SHORT PROBLEM: Your task is to retype the lines between the line with "Reproduce this chart with D3.js." and the line with "let barW = 4.8; // in axis units", inclusive. Copy no pictures and no other lines.

INFORMATION SUPPLIED:
▼

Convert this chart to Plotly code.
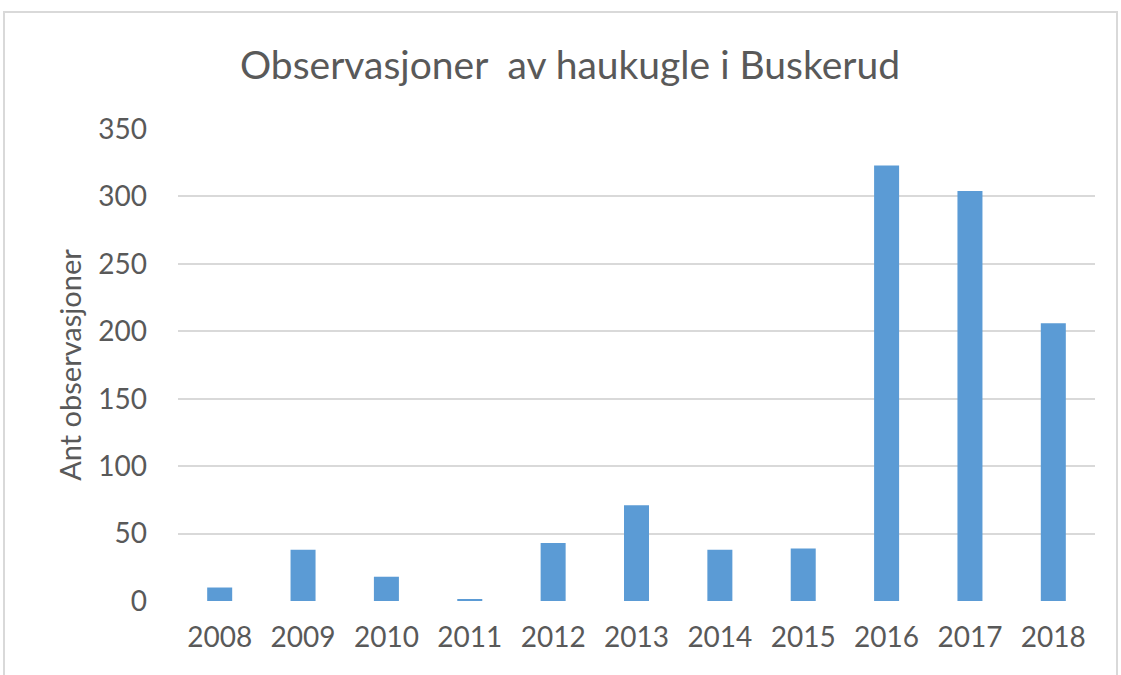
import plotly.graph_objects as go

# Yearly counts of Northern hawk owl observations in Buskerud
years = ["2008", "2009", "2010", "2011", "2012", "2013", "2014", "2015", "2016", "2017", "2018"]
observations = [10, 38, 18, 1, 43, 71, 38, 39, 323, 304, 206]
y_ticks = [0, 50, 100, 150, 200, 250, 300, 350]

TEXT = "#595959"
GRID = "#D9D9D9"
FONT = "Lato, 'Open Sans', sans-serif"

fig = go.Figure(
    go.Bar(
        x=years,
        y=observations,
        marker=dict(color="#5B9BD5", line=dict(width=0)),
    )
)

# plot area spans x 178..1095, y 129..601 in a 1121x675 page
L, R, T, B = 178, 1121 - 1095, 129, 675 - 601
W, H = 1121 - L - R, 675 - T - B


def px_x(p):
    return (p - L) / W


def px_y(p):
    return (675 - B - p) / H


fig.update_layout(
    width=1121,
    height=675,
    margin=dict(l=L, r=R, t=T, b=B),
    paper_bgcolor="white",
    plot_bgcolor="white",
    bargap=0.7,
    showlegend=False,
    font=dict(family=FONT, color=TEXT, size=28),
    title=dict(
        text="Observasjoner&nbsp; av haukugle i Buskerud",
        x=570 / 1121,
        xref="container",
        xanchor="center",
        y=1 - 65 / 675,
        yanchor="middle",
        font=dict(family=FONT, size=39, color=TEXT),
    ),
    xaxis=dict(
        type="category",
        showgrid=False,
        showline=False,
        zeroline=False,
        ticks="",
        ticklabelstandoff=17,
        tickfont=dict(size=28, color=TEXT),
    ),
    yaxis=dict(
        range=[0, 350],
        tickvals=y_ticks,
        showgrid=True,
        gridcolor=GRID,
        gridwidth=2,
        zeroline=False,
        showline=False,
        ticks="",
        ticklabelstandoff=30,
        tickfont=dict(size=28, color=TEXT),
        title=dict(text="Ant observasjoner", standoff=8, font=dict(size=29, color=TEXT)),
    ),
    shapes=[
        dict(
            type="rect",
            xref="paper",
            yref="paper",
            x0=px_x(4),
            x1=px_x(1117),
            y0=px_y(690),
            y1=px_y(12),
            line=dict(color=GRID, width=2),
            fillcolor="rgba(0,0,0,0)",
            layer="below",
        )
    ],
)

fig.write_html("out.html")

▲
▼

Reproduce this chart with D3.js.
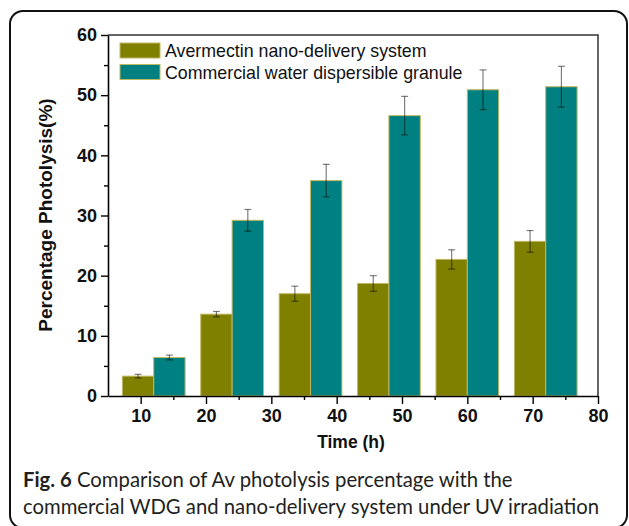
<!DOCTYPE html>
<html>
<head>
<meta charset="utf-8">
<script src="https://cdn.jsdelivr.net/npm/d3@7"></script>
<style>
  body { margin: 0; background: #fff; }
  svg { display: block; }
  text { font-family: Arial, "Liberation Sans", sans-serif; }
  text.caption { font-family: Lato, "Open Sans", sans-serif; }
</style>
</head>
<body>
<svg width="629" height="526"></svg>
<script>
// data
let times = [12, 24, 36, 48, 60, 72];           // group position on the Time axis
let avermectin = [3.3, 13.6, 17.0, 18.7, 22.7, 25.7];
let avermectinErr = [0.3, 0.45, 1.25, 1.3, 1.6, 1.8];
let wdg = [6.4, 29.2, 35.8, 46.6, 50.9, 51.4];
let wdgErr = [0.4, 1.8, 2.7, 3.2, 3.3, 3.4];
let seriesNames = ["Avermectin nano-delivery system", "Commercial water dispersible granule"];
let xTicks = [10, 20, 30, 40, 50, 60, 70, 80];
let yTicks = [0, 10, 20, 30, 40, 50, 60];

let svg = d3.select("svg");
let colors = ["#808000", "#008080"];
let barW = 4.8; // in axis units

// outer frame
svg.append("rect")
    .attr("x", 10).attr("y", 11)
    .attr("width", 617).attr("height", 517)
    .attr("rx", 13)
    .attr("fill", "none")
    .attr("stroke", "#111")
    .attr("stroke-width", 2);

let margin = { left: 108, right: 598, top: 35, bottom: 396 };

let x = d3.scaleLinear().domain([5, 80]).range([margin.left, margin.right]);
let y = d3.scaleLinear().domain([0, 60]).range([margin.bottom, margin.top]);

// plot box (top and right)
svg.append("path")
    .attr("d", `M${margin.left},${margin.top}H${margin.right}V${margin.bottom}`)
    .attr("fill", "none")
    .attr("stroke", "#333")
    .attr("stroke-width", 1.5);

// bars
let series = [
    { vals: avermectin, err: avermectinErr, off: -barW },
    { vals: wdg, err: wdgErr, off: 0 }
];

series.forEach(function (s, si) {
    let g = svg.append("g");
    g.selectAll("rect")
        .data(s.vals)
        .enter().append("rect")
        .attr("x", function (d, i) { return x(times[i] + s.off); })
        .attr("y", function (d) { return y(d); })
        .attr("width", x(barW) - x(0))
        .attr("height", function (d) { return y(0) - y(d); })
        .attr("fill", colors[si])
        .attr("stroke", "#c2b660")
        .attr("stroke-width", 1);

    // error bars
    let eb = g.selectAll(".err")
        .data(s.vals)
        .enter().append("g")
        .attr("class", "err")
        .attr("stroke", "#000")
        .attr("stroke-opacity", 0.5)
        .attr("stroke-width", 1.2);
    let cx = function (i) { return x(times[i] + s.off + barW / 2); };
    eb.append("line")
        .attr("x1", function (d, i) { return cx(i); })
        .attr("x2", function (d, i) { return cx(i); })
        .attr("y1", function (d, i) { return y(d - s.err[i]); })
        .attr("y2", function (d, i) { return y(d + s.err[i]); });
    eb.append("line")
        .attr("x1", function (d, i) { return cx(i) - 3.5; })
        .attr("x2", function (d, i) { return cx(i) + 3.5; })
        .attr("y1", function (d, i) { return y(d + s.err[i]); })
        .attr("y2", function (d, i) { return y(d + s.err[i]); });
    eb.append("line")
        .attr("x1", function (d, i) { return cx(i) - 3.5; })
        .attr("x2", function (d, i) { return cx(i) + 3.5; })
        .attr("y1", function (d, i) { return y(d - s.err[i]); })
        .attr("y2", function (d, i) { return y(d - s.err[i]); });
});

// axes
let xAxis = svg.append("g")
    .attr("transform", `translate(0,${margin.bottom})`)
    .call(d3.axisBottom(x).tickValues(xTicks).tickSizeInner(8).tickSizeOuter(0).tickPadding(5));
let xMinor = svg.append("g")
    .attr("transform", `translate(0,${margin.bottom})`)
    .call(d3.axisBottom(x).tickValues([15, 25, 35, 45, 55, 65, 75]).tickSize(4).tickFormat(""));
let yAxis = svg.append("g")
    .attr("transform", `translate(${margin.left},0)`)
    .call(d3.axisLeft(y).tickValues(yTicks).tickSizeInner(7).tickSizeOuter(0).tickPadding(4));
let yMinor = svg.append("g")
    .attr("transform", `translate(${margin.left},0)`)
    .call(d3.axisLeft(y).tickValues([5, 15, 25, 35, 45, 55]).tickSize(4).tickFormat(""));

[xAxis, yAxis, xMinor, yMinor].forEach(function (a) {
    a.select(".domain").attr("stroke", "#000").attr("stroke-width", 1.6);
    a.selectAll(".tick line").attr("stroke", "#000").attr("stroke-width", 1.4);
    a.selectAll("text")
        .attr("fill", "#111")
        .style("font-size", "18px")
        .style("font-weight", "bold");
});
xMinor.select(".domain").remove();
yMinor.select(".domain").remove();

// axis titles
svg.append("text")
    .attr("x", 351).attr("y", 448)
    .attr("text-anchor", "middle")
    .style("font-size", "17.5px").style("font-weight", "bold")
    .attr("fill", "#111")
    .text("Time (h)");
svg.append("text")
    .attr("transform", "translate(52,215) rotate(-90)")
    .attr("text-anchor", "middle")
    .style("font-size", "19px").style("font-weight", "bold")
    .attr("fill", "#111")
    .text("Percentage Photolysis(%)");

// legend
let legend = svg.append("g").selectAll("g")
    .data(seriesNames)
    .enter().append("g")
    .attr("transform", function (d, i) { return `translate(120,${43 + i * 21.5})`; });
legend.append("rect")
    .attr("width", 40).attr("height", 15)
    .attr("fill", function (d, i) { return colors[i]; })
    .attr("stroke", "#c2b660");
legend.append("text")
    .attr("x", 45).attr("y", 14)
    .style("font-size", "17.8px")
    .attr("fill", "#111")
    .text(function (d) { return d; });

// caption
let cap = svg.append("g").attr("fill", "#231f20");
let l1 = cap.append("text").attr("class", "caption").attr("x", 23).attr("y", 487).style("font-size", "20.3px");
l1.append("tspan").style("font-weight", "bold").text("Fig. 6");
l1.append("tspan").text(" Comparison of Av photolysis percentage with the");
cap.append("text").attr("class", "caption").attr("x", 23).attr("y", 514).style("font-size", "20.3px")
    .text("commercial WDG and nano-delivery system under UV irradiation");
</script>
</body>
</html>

▲
▼

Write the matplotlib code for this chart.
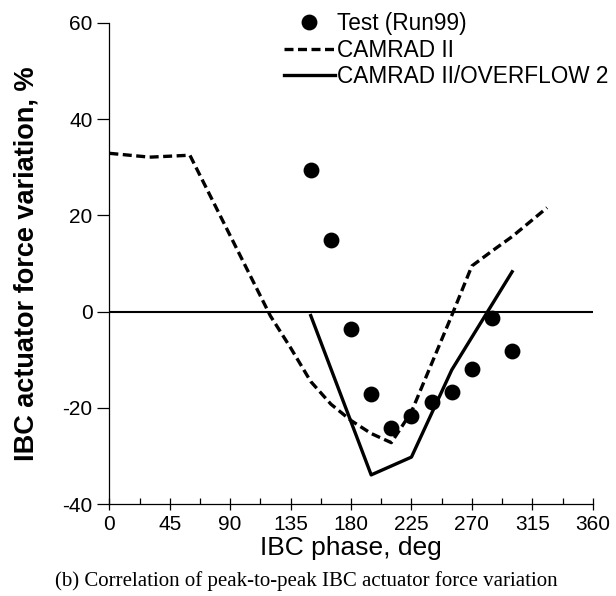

▲

ANSWER TO THE PROBLEM:
Reproduce this chart with D3.js.
<!DOCTYPE html>
<html>
<head>
<meta charset="utf-8">
<script src="https://cdn.jsdelivr.net/npm/d3@7"></script>
<style>
  body { margin: 0; background: #fff; }
  svg { display: block; }
  text { font-family: Arial, "Liberation Sans", sans-serif; }
  text.caption { font-family: Lato, "Open Sans", sans-serif; }
</style>
</head>
<body>
<svg width="629" height="526"></svg>
<script>
// data
let times = [12, 24, 36, 48, 60, 72];           // group position on the Time axis
let avermectin = [3.3, 13.6, 17.0, 18.7, 22.7, 25.7];
let avermectinErr = [0.3, 0.45, 1.25, 1.3, 1.6, 1.8];
let wdg = [6.4, 29.2, 35.8, 46.6, 50.9, 51.4];
let wdgErr = [0.4, 1.8, 2.7, 3.2, 3.3, 3.4];
let seriesNames = ["Avermectin nano-delivery system", "Commercial water dispersible granule"];
let xTicks = [10, 20, 30, 40, 50, 60, 70, 80];
let yTicks = [0, 10, 20, 30, 40, 50, 60];

let svg = d3.select("svg");
let colors = ["#808000", "#008080"];
let barW = 4.8; // in axis units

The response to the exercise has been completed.